# WHAT IS EXPECTED:
Search the data for the string "with" and gather each line it is in.

━━ EXERCISE INPUTS

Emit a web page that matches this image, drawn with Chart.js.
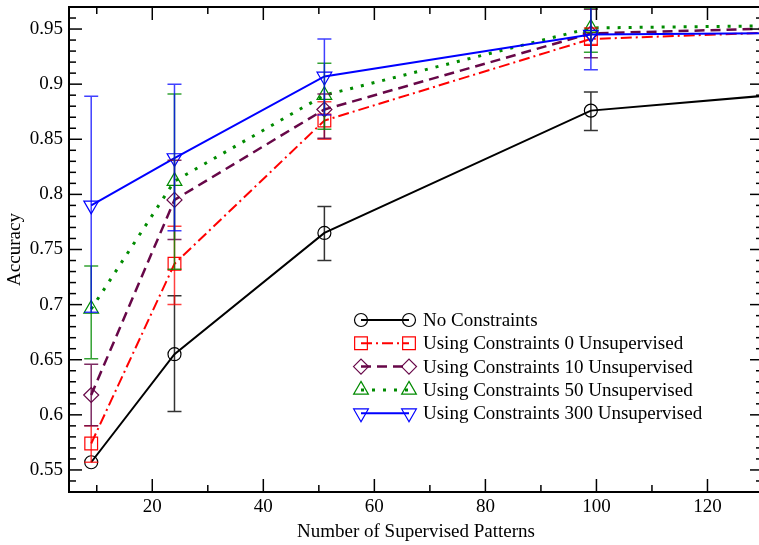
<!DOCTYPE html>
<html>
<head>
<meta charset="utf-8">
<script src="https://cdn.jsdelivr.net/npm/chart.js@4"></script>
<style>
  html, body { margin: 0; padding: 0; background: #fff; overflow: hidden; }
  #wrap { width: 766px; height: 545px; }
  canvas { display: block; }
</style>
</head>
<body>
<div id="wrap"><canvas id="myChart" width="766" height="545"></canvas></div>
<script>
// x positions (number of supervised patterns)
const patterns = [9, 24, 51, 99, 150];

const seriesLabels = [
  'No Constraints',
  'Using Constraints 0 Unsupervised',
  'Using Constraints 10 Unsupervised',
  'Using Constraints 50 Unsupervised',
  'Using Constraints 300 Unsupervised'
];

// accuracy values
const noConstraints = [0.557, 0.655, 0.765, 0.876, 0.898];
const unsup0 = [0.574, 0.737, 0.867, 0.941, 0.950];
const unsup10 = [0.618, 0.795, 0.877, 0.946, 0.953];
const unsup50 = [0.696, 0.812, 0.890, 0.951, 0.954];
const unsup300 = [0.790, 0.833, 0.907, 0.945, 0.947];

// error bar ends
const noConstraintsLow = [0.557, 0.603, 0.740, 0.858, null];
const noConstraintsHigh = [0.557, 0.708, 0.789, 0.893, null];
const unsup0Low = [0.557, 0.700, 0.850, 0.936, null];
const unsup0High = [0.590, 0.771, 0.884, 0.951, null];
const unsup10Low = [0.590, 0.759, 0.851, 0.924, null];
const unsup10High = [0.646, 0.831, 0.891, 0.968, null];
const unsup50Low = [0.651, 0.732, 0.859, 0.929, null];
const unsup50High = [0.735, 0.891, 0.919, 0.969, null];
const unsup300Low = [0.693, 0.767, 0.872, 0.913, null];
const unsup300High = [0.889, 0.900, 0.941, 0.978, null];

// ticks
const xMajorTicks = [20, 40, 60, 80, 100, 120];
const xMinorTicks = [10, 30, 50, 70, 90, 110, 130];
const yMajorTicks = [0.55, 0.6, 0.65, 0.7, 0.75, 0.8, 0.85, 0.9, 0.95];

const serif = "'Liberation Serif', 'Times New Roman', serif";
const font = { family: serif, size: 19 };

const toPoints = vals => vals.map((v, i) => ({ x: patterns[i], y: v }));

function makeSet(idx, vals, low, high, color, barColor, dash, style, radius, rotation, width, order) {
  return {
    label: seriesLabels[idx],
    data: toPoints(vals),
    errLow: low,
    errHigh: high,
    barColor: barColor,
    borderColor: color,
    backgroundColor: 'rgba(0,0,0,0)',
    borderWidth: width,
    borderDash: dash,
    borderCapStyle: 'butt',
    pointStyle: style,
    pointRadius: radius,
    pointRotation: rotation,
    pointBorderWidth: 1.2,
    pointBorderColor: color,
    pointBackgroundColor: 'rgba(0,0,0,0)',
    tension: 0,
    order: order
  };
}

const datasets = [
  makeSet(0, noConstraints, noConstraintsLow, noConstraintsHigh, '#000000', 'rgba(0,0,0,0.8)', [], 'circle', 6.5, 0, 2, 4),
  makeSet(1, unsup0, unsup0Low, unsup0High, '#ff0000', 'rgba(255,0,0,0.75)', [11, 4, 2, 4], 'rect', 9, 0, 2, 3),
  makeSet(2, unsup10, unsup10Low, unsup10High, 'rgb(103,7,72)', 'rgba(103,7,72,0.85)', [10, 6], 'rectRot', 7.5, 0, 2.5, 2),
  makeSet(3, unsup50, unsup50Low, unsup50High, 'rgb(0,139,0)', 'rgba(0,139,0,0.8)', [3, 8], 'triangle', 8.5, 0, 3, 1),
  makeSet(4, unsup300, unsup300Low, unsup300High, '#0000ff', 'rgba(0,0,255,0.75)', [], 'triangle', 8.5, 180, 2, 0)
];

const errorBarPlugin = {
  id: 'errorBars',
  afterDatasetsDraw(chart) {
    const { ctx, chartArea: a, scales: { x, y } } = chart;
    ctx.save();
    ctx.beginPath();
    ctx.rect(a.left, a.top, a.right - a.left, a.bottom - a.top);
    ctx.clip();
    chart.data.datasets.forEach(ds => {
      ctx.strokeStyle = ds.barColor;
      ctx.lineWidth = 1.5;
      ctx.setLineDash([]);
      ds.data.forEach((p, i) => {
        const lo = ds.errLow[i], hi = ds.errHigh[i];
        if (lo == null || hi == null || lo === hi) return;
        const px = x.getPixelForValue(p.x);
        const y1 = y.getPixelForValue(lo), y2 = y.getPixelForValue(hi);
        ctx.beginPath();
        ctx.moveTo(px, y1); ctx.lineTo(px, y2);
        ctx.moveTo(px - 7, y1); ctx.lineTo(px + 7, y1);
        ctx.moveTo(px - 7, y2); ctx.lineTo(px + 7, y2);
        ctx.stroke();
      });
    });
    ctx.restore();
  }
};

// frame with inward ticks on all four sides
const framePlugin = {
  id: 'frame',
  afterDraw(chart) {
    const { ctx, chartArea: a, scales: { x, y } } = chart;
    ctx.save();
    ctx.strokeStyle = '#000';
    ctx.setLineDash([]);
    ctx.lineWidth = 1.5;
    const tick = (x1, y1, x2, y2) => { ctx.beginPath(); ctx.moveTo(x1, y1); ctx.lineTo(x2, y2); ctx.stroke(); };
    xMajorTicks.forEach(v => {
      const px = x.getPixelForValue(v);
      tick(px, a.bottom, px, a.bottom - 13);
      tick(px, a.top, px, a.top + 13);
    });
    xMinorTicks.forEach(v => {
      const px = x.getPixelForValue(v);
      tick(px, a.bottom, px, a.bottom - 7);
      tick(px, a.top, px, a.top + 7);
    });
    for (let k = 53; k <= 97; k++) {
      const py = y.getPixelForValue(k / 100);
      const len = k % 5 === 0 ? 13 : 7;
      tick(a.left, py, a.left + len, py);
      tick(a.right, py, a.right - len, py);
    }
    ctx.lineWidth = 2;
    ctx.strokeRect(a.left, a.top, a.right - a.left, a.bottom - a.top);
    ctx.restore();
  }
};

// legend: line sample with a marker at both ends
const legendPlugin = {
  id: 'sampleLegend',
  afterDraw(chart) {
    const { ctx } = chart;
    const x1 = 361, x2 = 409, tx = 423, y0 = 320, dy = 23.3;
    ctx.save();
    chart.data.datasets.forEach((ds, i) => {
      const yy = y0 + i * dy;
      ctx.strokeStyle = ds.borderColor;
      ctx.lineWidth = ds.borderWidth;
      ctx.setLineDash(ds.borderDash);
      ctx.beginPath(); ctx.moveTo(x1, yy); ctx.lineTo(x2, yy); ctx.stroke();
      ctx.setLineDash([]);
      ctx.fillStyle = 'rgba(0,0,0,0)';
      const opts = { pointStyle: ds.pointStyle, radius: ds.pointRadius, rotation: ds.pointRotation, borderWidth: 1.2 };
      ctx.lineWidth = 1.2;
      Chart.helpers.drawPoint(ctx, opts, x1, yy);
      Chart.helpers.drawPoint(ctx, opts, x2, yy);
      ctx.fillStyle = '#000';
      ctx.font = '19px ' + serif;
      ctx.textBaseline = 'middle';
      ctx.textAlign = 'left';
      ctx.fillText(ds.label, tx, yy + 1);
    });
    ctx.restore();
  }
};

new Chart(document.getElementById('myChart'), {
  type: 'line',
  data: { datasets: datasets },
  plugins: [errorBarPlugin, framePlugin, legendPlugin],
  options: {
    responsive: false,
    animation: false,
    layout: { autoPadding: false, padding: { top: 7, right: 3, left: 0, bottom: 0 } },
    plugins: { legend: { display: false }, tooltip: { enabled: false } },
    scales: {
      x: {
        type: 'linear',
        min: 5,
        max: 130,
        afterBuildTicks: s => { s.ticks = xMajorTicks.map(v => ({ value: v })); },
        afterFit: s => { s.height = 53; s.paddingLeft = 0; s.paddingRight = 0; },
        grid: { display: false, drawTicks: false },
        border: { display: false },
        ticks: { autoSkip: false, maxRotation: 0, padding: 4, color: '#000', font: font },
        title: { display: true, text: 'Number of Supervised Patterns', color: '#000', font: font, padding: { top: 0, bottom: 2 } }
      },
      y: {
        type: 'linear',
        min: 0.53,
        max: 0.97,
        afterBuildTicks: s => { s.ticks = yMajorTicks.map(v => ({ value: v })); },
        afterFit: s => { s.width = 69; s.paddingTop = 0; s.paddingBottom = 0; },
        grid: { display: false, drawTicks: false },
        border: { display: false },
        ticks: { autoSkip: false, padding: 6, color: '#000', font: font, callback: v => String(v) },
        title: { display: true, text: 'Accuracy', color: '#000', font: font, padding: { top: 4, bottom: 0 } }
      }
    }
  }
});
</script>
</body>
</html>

━━━━
━━ EXERCISE INPUTS

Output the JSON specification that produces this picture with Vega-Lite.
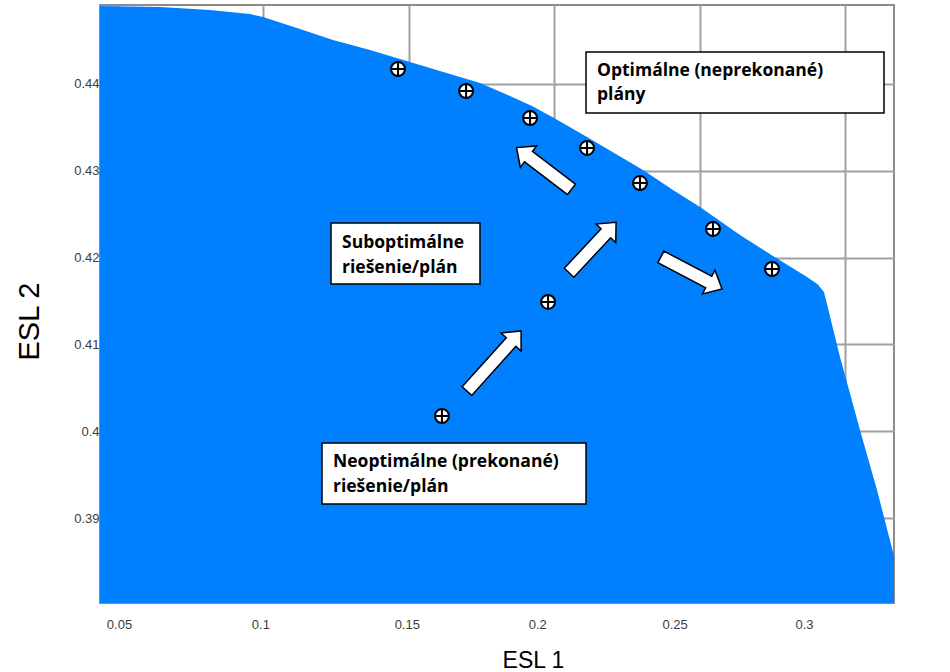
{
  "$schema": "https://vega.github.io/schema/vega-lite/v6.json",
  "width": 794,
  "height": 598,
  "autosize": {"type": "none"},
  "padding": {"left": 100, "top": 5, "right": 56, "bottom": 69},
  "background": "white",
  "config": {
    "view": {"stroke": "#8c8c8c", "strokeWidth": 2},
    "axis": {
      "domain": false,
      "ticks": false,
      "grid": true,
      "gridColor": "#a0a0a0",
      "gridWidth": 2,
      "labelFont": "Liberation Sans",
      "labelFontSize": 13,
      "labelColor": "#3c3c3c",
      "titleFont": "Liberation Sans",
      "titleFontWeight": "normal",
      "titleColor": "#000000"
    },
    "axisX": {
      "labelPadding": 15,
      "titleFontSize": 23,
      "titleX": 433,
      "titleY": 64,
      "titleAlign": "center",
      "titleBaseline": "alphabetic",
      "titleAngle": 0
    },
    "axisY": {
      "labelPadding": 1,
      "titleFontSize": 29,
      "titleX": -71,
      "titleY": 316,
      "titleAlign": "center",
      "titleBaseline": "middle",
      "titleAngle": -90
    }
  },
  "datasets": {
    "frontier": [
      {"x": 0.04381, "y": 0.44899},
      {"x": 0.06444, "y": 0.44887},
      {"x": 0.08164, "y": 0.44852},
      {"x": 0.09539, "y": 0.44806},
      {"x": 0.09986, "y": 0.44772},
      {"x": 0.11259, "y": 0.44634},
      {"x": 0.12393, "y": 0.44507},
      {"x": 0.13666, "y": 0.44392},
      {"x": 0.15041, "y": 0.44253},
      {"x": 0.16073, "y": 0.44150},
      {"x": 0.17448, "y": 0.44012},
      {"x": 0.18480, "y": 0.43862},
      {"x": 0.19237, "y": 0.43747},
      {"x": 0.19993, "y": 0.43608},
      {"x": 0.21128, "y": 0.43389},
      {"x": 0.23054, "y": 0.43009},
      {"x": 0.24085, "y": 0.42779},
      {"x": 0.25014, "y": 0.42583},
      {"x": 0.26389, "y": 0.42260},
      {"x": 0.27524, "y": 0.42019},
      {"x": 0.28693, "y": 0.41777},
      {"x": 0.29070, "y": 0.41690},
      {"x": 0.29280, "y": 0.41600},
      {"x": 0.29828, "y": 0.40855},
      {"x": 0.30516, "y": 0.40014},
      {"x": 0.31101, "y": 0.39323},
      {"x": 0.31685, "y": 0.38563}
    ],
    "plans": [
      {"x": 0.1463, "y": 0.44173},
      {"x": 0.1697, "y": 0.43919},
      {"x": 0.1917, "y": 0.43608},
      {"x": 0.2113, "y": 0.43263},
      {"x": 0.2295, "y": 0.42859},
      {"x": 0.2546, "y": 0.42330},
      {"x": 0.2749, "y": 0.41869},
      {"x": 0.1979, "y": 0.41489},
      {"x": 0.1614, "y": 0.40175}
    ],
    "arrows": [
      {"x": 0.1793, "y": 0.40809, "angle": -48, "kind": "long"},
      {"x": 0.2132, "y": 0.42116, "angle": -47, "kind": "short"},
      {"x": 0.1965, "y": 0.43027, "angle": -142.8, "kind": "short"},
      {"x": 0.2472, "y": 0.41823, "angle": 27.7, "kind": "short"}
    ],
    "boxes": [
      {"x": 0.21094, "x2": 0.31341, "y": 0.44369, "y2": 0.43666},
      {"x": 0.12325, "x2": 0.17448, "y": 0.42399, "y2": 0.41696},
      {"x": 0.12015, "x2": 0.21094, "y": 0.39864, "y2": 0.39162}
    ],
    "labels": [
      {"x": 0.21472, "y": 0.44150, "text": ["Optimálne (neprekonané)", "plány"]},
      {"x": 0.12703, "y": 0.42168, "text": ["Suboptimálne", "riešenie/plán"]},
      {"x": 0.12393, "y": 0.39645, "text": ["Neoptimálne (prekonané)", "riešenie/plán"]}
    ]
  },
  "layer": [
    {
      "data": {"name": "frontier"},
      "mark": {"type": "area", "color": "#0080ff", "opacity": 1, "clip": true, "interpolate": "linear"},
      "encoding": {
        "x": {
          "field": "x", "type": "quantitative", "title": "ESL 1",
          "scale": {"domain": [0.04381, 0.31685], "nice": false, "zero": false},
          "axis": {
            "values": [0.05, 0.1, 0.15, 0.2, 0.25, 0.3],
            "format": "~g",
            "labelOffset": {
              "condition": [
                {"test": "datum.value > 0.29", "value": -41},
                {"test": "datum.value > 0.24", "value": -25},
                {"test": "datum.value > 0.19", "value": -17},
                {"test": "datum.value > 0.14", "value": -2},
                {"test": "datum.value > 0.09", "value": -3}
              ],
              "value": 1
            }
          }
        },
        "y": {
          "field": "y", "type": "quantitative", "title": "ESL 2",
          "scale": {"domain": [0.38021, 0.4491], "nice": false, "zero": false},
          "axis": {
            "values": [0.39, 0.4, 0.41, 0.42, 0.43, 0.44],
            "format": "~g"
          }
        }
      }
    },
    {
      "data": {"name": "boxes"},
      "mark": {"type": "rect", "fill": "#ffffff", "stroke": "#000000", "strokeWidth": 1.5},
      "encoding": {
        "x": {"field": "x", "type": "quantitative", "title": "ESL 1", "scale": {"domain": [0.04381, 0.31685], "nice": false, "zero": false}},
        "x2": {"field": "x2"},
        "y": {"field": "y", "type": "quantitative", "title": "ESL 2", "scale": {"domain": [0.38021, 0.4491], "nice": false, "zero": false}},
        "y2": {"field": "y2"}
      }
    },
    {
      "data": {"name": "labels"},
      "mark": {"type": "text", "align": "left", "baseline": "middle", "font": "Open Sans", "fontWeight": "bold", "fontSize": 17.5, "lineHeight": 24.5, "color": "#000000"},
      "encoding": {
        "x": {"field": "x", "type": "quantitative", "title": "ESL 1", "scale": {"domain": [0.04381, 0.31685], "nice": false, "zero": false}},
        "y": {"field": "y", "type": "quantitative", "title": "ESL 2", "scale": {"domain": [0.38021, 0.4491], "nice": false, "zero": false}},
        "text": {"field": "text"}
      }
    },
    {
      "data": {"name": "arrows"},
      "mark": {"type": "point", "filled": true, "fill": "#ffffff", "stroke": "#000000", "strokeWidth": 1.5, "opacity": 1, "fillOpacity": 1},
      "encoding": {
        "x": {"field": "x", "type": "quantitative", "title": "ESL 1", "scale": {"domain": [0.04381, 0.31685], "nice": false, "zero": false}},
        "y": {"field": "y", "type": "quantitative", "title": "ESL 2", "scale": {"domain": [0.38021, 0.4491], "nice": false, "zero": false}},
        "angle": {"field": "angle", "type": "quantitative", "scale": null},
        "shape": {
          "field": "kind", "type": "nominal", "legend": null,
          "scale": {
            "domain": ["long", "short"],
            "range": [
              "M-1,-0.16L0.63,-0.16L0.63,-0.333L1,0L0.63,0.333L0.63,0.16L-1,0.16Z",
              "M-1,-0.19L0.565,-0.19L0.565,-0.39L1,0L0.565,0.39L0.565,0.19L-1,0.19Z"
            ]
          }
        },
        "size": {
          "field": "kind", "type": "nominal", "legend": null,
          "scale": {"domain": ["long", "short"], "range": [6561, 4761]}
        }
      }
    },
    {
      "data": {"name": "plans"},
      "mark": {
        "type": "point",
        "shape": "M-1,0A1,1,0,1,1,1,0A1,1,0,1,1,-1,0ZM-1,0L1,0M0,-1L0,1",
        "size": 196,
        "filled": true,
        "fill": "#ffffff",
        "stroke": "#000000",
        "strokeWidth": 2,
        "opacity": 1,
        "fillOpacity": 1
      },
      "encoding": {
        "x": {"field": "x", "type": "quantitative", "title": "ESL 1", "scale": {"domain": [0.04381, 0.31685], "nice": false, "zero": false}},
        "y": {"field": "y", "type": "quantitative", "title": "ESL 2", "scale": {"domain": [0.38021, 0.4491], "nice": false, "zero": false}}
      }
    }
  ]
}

━━━━
━━ EXERCISE INPUTS

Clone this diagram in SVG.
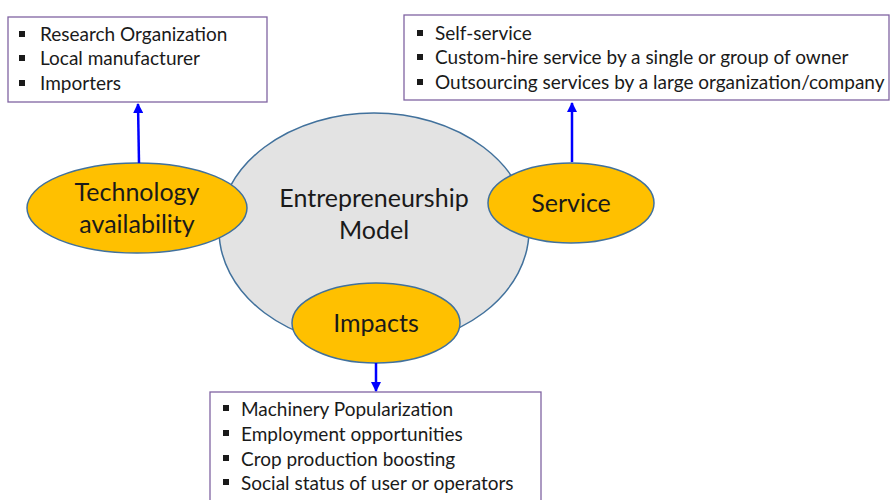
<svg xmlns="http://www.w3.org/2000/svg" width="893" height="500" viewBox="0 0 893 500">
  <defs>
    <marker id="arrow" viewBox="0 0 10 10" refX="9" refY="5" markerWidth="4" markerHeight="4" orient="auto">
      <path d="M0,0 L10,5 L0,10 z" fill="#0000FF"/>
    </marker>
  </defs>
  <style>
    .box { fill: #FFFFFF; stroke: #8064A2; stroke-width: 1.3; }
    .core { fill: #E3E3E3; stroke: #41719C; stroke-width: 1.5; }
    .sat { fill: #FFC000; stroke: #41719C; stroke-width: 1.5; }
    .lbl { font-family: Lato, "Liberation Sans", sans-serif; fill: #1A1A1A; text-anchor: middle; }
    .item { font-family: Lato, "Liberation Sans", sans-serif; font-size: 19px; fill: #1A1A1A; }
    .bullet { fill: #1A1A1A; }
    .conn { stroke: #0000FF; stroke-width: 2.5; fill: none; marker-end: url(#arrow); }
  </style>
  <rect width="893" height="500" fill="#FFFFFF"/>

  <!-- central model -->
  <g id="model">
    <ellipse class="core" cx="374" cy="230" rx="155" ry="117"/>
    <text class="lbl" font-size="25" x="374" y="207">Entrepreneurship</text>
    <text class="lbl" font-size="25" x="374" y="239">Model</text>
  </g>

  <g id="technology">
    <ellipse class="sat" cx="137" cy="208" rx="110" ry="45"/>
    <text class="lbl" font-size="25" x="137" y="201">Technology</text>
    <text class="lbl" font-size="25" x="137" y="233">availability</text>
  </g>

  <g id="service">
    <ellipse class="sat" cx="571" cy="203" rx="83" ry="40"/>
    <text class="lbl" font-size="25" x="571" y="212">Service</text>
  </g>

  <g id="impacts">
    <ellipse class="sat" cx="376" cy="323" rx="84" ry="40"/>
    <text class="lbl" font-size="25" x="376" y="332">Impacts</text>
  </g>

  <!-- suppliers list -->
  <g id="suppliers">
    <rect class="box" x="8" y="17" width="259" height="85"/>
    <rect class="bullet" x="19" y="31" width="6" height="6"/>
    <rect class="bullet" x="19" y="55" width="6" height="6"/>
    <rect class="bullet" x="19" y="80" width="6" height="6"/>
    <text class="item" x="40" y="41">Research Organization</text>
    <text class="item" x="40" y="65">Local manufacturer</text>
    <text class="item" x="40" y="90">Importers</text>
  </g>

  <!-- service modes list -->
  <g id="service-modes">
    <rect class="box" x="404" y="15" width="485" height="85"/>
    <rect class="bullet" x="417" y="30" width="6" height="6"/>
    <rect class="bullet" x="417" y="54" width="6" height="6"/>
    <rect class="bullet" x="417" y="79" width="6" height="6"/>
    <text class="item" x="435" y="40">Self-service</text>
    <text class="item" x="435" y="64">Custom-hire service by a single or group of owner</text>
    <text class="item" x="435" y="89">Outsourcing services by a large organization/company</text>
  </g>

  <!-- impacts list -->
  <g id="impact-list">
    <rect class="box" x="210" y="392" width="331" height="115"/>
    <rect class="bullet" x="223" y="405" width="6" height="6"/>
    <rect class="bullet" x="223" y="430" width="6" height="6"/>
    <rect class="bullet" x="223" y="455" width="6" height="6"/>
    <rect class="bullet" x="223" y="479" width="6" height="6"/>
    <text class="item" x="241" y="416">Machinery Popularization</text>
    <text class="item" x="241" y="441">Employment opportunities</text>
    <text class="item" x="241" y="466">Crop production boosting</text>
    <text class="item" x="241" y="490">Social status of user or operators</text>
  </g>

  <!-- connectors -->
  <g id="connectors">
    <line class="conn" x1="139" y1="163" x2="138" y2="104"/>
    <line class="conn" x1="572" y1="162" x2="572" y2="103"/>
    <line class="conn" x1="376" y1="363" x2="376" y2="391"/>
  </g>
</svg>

━━━━

# SOLUTION FOR THIS TASK:
Emit a web page that matches this image, drawn with Chart.js.
// frame with inward ticks on all four sides
// legend: line sample with a marker at both ends
Output the JSON specification that produces this picture with Vega-Lite.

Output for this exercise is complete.